The impact of the imaginal and dialogical (relational) processes in the spiritual exercises, on image of self and image of God in women making the nineteenth annotation retreat.

Paulin-Campbell, Annemarie Renée. January 2008 (has links)
The thesis is situated in the interface between psychology and Christian spirituality. It explores the experience of women in the South African context making the Spiritual Exercises of St Ignatius as a Nineteenth Annotation Retreat. The results of the study show that shifts in image of self and image of God are facilitated by the imaginal and dialogical/relational processes in the Spiritual Exercises. A qualitative, hermeneutical approach was taken in which nineteen women were interviewed about their experience of making the Spiritual Exercises. Fifteen of these were interviewed after completing the Spiritual Exercises while four were interviewed during the process. Shifts towards more positive self and God-representations were reported by all but one of the women interviewed. Images of God shifted from distant or ambivalent to positive relational images. Images of self also shifted in concert with shifts in image of self, with the women coming to see themselves as intrinsically valuable and unconditionally loved by God.

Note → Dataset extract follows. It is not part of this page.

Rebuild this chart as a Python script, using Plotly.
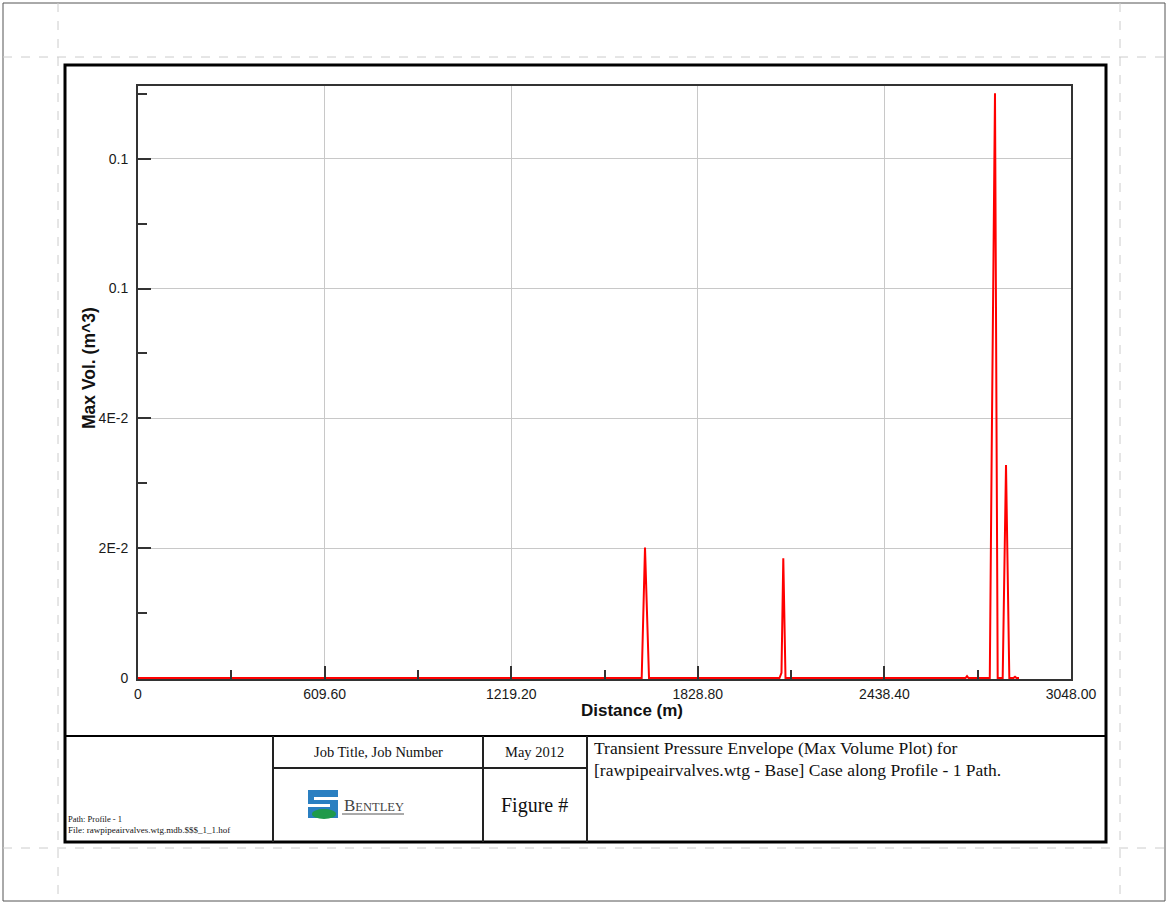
import plotly.graph_objects as go

# ---------------- data ----------------
distance_m = [0, 1645.5, 1656.3, 1669.4, 2095.7, 2102.2, 2108.1, 2115.3,
              2703.4, 2708.3, 2713.2, 2782.7, 2788.9, 2799.7, 2808.5,
              2824.8, 2835.7, 2846.5, 2860.0, 2865.1, 2870.0, 2878.2]
max_vol_m3 = [0, 0, 0.0201, 0, 0, 0.0008, 0.01845, 0,
              0, 0.0003, 0, 0, 0.0347, 0.0901, 0,
              0, 0.0328, 0, 0, 0.0002, 0, 0]

x_tick_vals = [0, 609.6, 1219.2, 1828.8, 2438.4, 3048.0]
x_tick_text = ["0", "609.60", "1219.20", "1828.80", "2438.40", "3048.00"]
x_minor_vals = [304.8, 914.4, 1524.0, 2133.6, 2743.2]
y_tick_vals = [0, 0.02, 0.04, 0.06, 0.08]
y_tick_text = ["0", "2E-2", "4E-2", "0.1", "0.1"]
y_minor_vals = [0.01, 0.03, 0.05, 0.07, 0.09]

W, H = 1167, 903


def px(x):
    return x / W


def py(y):
    return 1 - y / H


fig = go.Figure()
fig.add_trace(go.Scatter(x=distance_m, y=max_vol_m3, mode="lines",
                         line=dict(color="#ff0000", width=2), showlegend=False,
                         hoverinfo="x+y"))

axis_font = dict(family="Arial, Liberation Sans, sans-serif", size=14, color="#1a1a1a")

fig.update_layout(
    template="none",
    width=W, height=H, autosize=False,
    margin=dict(l=0, r=0, t=0, b=0, pad=0),
    paper_bgcolor="white", plot_bgcolor="white",
    showlegend=False,
    xaxis=dict(
        domain=[px(138), px(1071)], automargin=False,
        range=[0, 3048], autorange=False,
        tickmode="array", tickvals=x_tick_vals, ticktext=x_tick_text,
        ticks="inside", ticklen=13, tickwidth=2, tickcolor="#333333",
        ticklabelstandoff=1,
        showgrid=True, gridcolor="#c8c8c8", gridwidth=1,
        zeroline=False,
        showline=True, linecolor="#333333", linewidth=2, mirror=True,
        tickfont=axis_font,
        minor=dict(tickmode="array", tickvals=x_minor_vals, ticks="inside",
                   ticklen=9, tickwidth=2, tickcolor="#333333", showgrid=False),
    ),
    yaxis=dict(
        domain=[py(679), py(86)], automargin=False,
        range=[-0.00015, 0.0912], autorange=False,
        tickmode="array", tickvals=y_tick_vals, ticktext=y_tick_text,
        ticks="inside", ticklen=13, tickwidth=2, tickcolor="#333333",
        ticklabelstandoff=5,
        showgrid=True, gridcolor="#c8c8c8", gridwidth=1,
        zeroline=False,
        showline=True, linecolor="#333333", linewidth=2, mirror=True,
        tickfont=axis_font,
        minor=dict(tickmode="array", tickvals=y_minor_vals, ticks="inside",
                   ticklen=9, tickwidth=2, tickcolor="#333333", showgrid=False),
    ),
)

shapes = []


def line(x0, y0, x1, y1, color="#000000", width=2, dash="solid"):
    shapes.append(dict(type="line", xref="paper", yref="paper",
                       x0=px(x0), y0=py(y0), x1=px(x1), y1=py(y1),
                       line=dict(color=color, width=width, dash=dash), layer="above"))


# page border and dashed margin guides
shapes.append(dict(type="rect", xref="paper", yref="paper",
                   x0=px(3), y0=py(901), x1=px(1165), y1=py(3),
                   line=dict(color="#555555", width=1), layer="below"))
line(3, 57, 1167, 57, "#cccccc", 1, "dash")
line(3, 848, 1167, 848, "#cccccc", 1, "dash")
line(58, 3, 58, 901, "#cccccc", 1, "dash")
line(1120, 3, 1120, 901, "#cccccc", 1, "dash")

# drawing frame
shapes.append(dict(type="rect", xref="paper", yref="paper",
                   x0=px(65), y0=py(842), x1=px(1106), y1=py(65),
                   line=dict(color="#000000", width=3), layer="above"))
line(65, 736, 1106, 736, "#000000", 2)
line(273, 736, 273, 842, "#222222", 2)
line(483, 736, 483, 842, "#222222", 2)
line(587, 736, 587, 842, "#222222", 2)
line(273, 768, 587, 768, "#222222", 2)

# Bentley logo (approximate)
shapes.append(dict(type="rect", xref="paper", yref="paper",
                   x0=px(308), y0=py(818), x1=px(338), y1=py(790),
                   line=dict(width=0), fillcolor="#2a7fc1", layer="above"))
shapes.append(dict(type="rect", xref="paper", yref="paper",
                   x0=px(314), y0=py(800), x1=px(338), y1=py(797),
                   line=dict(width=0), fillcolor="white", layer="above"))
shapes.append(dict(type="rect", xref="paper", yref="paper",
                   x0=px(308), y0=py(807), x1=px(330), y1=py(804),
                   line=dict(width=0), fillcolor="white", layer="above"))
shapes.append(dict(type="circle", xref="paper", yref="paper",
                   x0=px(312), y0=py(819), x1=px(336), y1=py(809),
                   line=dict(width=0), fillcolor="#1f9a4a", layer="above"))
line(342, 814, 404, 814, "#555555", 1)

fig.update_layout(shapes=shapes)

annotations = []


def text(x, y, s, size, family="Times New Roman, Liberation Serif, serif",
         color="#111111", xanchor="center", yanchor="middle", angle=0):
    annotations.append(dict(xref="paper", yref="paper", x=px(x), y=py(y),
                            text=s, showarrow=False, xanchor=xanchor, yanchor=yanchor,
                            textangle=angle, font=dict(family=family, size=size, color=color)))


text(632, 710, "<b>Distance (m)</b>", 17, family="Arial, Liberation Sans, sans-serif")
text(89, 368, "<b>Max Vol. (m^3)</b>", 17.5, family="Arial, Liberation Sans, sans-serif", angle=-90)

text(378, 752, "Job Title, Job Number", 14.5)
text(534, 752, "May 2012", 14.5)
text(534, 805, "Figure #", 20)
text(342, 805, "B<span style='font-size:12.5px'>ENTLEY</span>", 17, color="#444444", xanchor="left")
text(592, 748, "Transient Pressure Envelope (Max Volume Plot) for", 17.5, xanchor="left")
text(592, 770, "[rawpipeairvalves.wtg - Base] Case along Profile - 1 Path.", 17.5, xanchor="left")
text(66, 819, "Path: Profile - 1", 8.5, xanchor="left")
text(66, 830, "File: rawpipeairvalves.wtg.mdb.$$$_1_1.hof", 9, xanchor="left")

fig.update_layout(annotations=annotations)

fig.write_html("out.html", config={"displayModeBar": False},
               post_script="document.body.style.margin='0px';")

A marked lessening in defensive processes was also noted. A constructive interpretation of the themes which emerged from an analysis of the data was done from both psychological perspective and spiritual-theological perspectives. From a psychological perspective Object-Relations theory and Dialogical Self theory were used to better understand the mechanisms enabling shifts in God and self-representation. From a spiritual theological perspective, Rahner’s (1960, 1964) relational theology of grace shed light on the spiritual processes in the Spiritual Exercises which facilitate shifts in image of God and self. Imaginal dialogical or relational aspects of the Exercises were found to play an important role in facilitating shifts in both image of self and image of God. The findings of this study provide compelling evidence for the interplay between psychological and spiritual processes in the Spiritual Exercises in particular, and spiritual experience in general, resonating with the work of Meissner (1987, 2003) and Ulanov (2001). It also resonates with Rahner’s (1960, 1964) theology of grace as God’s self-communication which parallels the move in psychology towards the relational which is strongly evident in both object-relations theory and the more recent Dialogical Self psychology. / Thesis (Ph.D.)-University of KwaZulu-Natal, Pietermaritzburg, 2008.